He sopesado muy mucho a lo largo de todo este tiempo la conveniencia de mantener abierto este blog que nació, básicamente, para obligarme a escribir. Una pequeña ventana a través de la cual asomarme y, también, desde la que dejarme ver. Entrever. Intuir.
Releo mis antiguas entradas y, como suele ocurrirme cíclicamente, siento que ésta que escribe no tiene nada que ver con aquella que escribía. Mucho menos con aquella que escribió. He perdido, como las serpientes, varias camisas de escamas a lo largo de estos meses. Toneladas de queratina que se han ido quedando pegadas, día tras día, a la pantalla de un ordenador delante del cual he visto tantas veces amanecer y anochecer en un titánico ejercicio de crecimiento personal y laboral del cual regreso sabia, cierta, temeraria, desafiante.

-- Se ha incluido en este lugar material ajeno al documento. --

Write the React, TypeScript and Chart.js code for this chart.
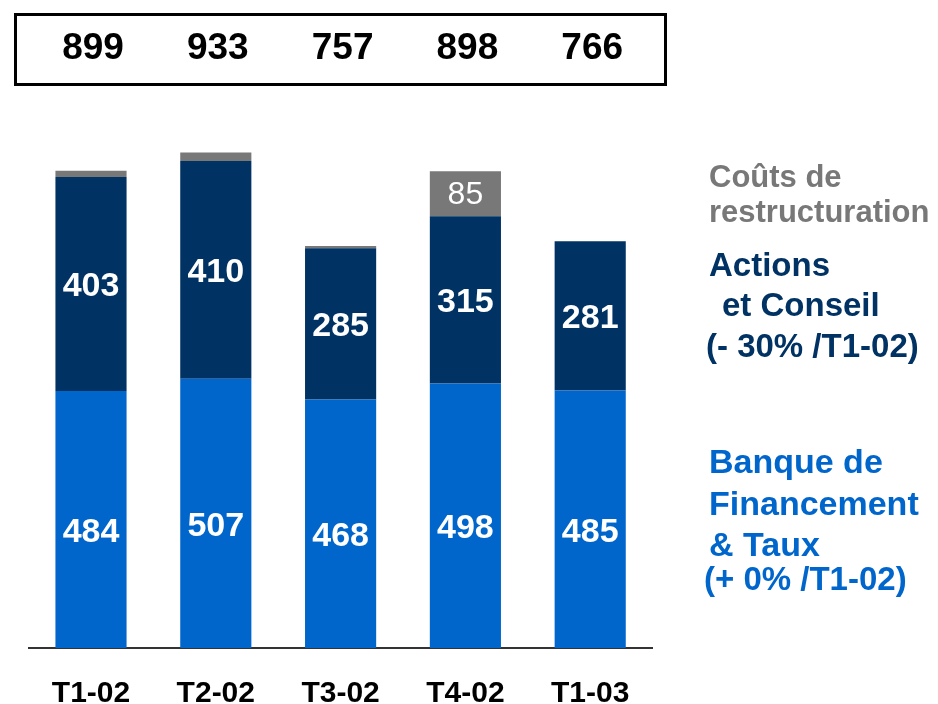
import { useEffect, useRef } from 'react';
import { Chart, registerables } from 'chart.js';

Chart.register(...registerables);

const FONT = '"Liberation Sans", Arial, Helvetica, sans-serif';

const categories = ['T1-02', 'T2-02', 'T3-02', 'T4-02', 'T1-03'];
const banque = [484, 507, 468, 498, 485];
const actions = [403, 410, 285, 315, 281];
const couts = [12, 16, 4, 85, 0];
const totals = [899, 933, 757, 898, 766];

const coutsLabel = ['Coûts de', 'restructuration'];
const actionsLabel = ['Actions', 'et Conseil', '(- 30% /T1-02)'];
const banqueLabel = ['Banque de', 'Financement', '& Taux', '(+ 0% /T1-02)'];

const BLUE = '#0066CC';
const NAVY = '#003263';
const GREY = '#787878';

export default function App() {
  const ref = useRef<HTMLCanvasElement>(null);

  useEffect(() => {
    if (!ref.current) return;

    const overlay = {
      id: 'overlay',
      afterDatasetsDraw(chart: any) {
        const ctx = chart.ctx;
        ctx.save();
        ctx.fillStyle = '#ffffff';
        ctx.textAlign = 'center';
        ctx.textBaseline = 'middle';
        chart.data.datasets.forEach((ds: any, d: number) => {
          const meta = chart.getDatasetMeta(d);
          ctx.font = d === 2 ? `normal 32px ${FONT}` : `bold 34px ${FONT}`;
          const offset = d === 0 ? 13 : d === 1 ? 3 : 1;
          meta.data.forEach((bar: any, i: number) => {
            const p = bar.getProps(['x', 'y', 'base'], true);
            const h = p.base - p.y;
            if (h < 30) return;
            ctx.fillText(String(ds.data[i]), p.x, (p.y + p.base) / 2 + offset);
          });
        });
        ctx.restore();
      },
      afterDraw(chart: any) {
        const ctx = chart.ctx;
        const xs = chart.scales.x;
        ctx.save();
        // totals box
        ctx.strokeStyle = '#000';
        ctx.lineWidth = 3;
        ctx.strokeRect(15.5, 14.5, 650, 70);
        ctx.fillStyle = '#000';
        ctx.font = `bold 37px ${FONT}`;
        ctx.textAlign = 'center';
        ctx.textBaseline = 'middle';
        totals.forEach((t, i) => {
          ctx.fillText(String(t), xs.getPixelForValue(i) + 2, 49);
        });
        // legend labels
        ctx.textAlign = 'left';
        ctx.fillStyle = GREY;
        ctx.font = `bold 31px ${FONT}`;
        ctx.fillText(coutsLabel[0], 709, 178);
        ctx.fillText(coutsLabel[1], 709, 213);
        ctx.fillStyle = NAVY;
        ctx.font = `bold 33px ${FONT}`;
        ctx.fillText(actionsLabel[0], 709, 267);
        ctx.fillText(actionsLabel[1], 722, 307);
        ctx.fillText(actionsLabel[2], 706, 348);
        ctx.fillStyle = BLUE;
        ctx.font = `bold 34px ${FONT}`;
        ctx.fillText(banqueLabel[0], 709, 464);
        ctx.fillText(banqueLabel[1], 709, 506);
        ctx.fillText(banqueLabel[2], 709, 547);
        ctx.font = `bold 33px ${FONT}`;
        ctx.fillText(banqueLabel[3], 704, 581);
        ctx.restore();
      },
    };

    const chart = new Chart(ref.current, {
      type: 'bar',
      data: {
        labels: categories,
        datasets: [
          { label: 'Banque de Financement & Taux', data: banque, backgroundColor: BLUE },
          { label: 'Actions et Conseil', data: actions, backgroundColor: NAVY },
          { label: 'Coûts de restructuration', data: couts, backgroundColor: GREY },
        ],
      },
      options: {
        responsive: false,
        animation: false,
        events: [],
        datasets: {
          bar: { categoryPercentage: 1, barPercentage: 0.57, borderWidth: 0 },
        },
        layout: { padding: { left: 28.6, right: 285.4, top: 117, bottom: -36 } },
        plugins: {
          legend: { display: false },
          tooltip: { enabled: false },
          title: { display: false },
        },
        scales: {
          x: {
            stacked: true,
            grid: { display: false, drawTicks: false },
            border: { display: true, color: '#333333', width: 2 },
            ticks: {
              color: '#000',
              padding: 31,
              font: { family: FONT, size: 30, weight: 'bold', lineHeight: 1 },
            },
          },
          y: {
            stacked: true,
            display: false,
            min: 0,
            max: 1000,
          },
        },
      },
      plugins: [overlay],
    });

    return () => chart.destroy();
  }, []);

  return (
    <div style={{ position: 'absolute', left: 0, top: 0, width: 938, height: 704, background: '#fff' }}>
      <canvas ref={ref} width={938} height={704} style={{ display: 'block' }} />
    </div>
  );
}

No sé, como decía al principio de este post y habida cuenta de la extrañeza que siento en este espacio, si vuelvo para quedarme o despedirme. Me enfrento a una etapa repleta (otra vez) de decisiones vitales que habré de tomar en breve y que, es más que probable, llevan aparejadas una nueva (y espero que prometedora) travesía por el desierto.
Dudo mucho que el periplo me permita estirar tiempo y esfuerzo al punto de venir por aquí a contar mis nimiedades, así que, por si este fuera el último post que escribo, desearos (como me lo deseo a mí misma) un feliz viaje por el fugaz presente y una provechosa singladura por el siempre misterioso futuro.
Me marcho, como la gran serpiente egipcia, zizagueando, casi en silencio, duna arriba, en busca de nuevos soles. Y ya que no me es dado el privilegio de la salvífica música para camaleones, me permito hacer sonar en esta hora de vértigo violines, timbales y cascabeles de arena.
Pentagrama tuareg. Sinfonía para una Cobra.